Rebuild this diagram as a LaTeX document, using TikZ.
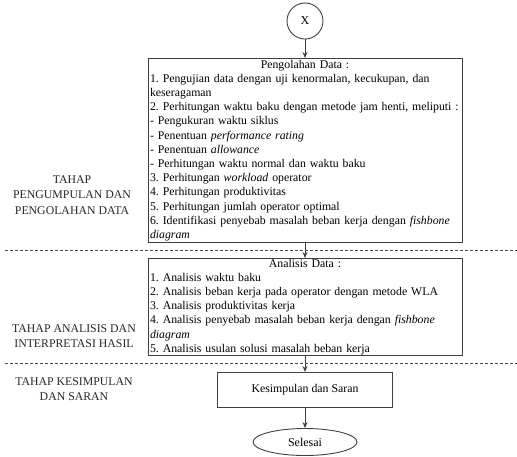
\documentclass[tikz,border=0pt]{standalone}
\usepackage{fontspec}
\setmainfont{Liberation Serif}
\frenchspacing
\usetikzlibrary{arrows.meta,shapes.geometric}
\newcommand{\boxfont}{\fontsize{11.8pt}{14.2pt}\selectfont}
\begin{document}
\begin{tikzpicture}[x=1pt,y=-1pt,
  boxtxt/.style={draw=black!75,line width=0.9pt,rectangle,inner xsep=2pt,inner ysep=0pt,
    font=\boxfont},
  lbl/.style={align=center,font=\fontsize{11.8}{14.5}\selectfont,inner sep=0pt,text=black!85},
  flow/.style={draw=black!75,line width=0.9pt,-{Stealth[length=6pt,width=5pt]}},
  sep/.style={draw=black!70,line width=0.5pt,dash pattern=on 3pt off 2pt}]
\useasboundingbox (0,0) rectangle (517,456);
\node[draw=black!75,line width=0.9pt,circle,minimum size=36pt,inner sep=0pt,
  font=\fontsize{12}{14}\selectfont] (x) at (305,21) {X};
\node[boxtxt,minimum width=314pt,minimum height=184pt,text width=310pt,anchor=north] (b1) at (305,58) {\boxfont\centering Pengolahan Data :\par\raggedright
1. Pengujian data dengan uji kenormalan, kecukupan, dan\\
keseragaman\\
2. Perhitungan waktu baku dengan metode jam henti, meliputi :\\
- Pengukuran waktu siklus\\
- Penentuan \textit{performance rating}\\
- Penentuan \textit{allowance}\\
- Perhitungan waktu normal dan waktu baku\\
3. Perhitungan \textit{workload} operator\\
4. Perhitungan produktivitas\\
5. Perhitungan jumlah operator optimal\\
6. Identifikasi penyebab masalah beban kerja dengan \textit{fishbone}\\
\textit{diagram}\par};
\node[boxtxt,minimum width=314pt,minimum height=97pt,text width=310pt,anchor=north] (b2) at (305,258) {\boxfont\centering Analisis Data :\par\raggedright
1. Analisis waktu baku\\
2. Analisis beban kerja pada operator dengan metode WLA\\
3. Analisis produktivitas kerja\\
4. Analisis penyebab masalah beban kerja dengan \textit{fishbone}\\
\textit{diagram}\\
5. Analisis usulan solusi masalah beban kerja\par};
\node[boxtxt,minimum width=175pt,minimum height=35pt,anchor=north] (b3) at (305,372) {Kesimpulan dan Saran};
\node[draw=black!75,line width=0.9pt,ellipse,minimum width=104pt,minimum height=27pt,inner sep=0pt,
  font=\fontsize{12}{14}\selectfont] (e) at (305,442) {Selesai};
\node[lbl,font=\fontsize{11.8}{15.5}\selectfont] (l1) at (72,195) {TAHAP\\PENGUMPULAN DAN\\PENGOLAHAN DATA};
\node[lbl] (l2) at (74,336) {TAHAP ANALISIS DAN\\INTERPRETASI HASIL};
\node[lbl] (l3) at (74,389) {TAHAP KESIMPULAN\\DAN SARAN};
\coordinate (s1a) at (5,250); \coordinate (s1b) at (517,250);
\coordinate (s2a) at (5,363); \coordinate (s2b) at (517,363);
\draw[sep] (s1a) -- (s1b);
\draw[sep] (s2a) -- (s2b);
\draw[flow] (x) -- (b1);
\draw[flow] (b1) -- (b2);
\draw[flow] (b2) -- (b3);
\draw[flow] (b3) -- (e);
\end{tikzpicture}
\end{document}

○ ○ ○ ○ ○ ○ ○

Instruction - Copy the listing in full and without alteration, omitting every picture.

Full output -
Rebuild this diagram as a LaTeX document, using TikZ.
\documentclass[tikz,border=0pt]{standalone}
\usepackage{fontspec}
\setmainfont{Liberation Serif}
\frenchspacing
\usetikzlibrary{arrows.meta,shapes.geometric}
\newcommand{\boxfont}{\fontsize{11.8pt}{14.2pt}\selectfont}
\begin{document}
\begin{tikzpicture}[x=1pt,y=-1pt,
  boxtxt/.style={draw=black!75,line width=0.9pt,rectangle,inner xsep=2pt,inner ysep=0pt,
    font=\boxfont},
  lbl/.style={align=center,font=\fontsize{11.8}{14.5}\selectfont,inner sep=0pt,text=black!85},
  flow/.style={draw=black!75,line width=0.9pt,-{Stealth[length=6pt,width=5pt]}},
  sep/.style={draw=black!70,line width=0.5pt,dash pattern=on 3pt off 2pt}]
\useasboundingbox (0,0) rectangle (517,456);
\node[draw=black!75,line width=0.9pt,circle,minimum size=36pt,inner sep=0pt,
  font=\fontsize{12}{14}\selectfont] (x) at (305,21) {X};
\node[boxtxt,minimum width=314pt,minimum height=184pt,text width=310pt,anchor=north] (b1) at (305,58) {\boxfont\centering Pengolahan Data :\par\raggedright
1. Pengujian data dengan uji kenormalan, kecukupan, dan\\
keseragaman\\
2. Perhitungan waktu baku dengan metode jam henti, meliputi :\\
- Pengukuran waktu siklus\\
- Penentuan \textit{performance rating}\\
- Penentuan \textit{allowance}\\
- Perhitungan waktu normal dan waktu baku\\
3. Perhitungan \textit{workload} operator\\
4. Perhitungan produktivitas\\
5. Perhitungan jumlah operator optimal\\
6. Identifikasi penyebab masalah beban kerja dengan \textit{fishbone}\\
\textit{diagram}\par};
\node[boxtxt,minimum width=314pt,minimum height=97pt,text width=310pt,anchor=north] (b2) at (305,258) {\boxfont\centering Analisis Data :\par\raggedright
1. Analisis waktu baku\\
2. Analisis beban kerja pada operator dengan metode WLA\\
3. Analisis produktivitas kerja\\
4. Analisis penyebab masalah beban kerja dengan \textit{fishbone}\\
\textit{diagram}\\
5. Analisis usulan solusi masalah beban kerja\par};
\node[boxtxt,minimum width=175pt,minimum height=35pt,anchor=north] (b3) at (305,372) {Kesimpulan dan Saran};
\node[draw=black!75,line width=0.9pt,ellipse,minimum width=104pt,minimum height=27pt,inner sep=0pt,
  font=\fontsize{12}{14}\selectfont] (e) at (305,442) {Selesai};
\node[lbl,font=\fontsize{11.8}{15.5}\selectfont] (l1) at (72,195) {TAHAP\\PENGUMPULAN DAN\\PENGOLAHAN DATA};
\node[lbl] (l2) at (74,336) {TAHAP ANALISIS DAN\\INTERPRETASI HASIL};
\node[lbl] (l3) at (74,389) {TAHAP KESIMPULAN\\DAN SARAN};
\coordinate (s1a) at (5,250); \coordinate (s1b) at (517,250);
\coordinate (s2a) at (5,363); \coordinate (s2b) at (517,363);
\draw[sep] (s1a) -- (s1b);
\draw[sep] (s2a) -- (s2b);
\draw[flow] (x) -- (b1);
\draw[flow] (b1) -- (b2);
\draw[flow] (b2) -- (b3);
\draw[flow] (b3) -- (e);
\end{tikzpicture}
\end{document}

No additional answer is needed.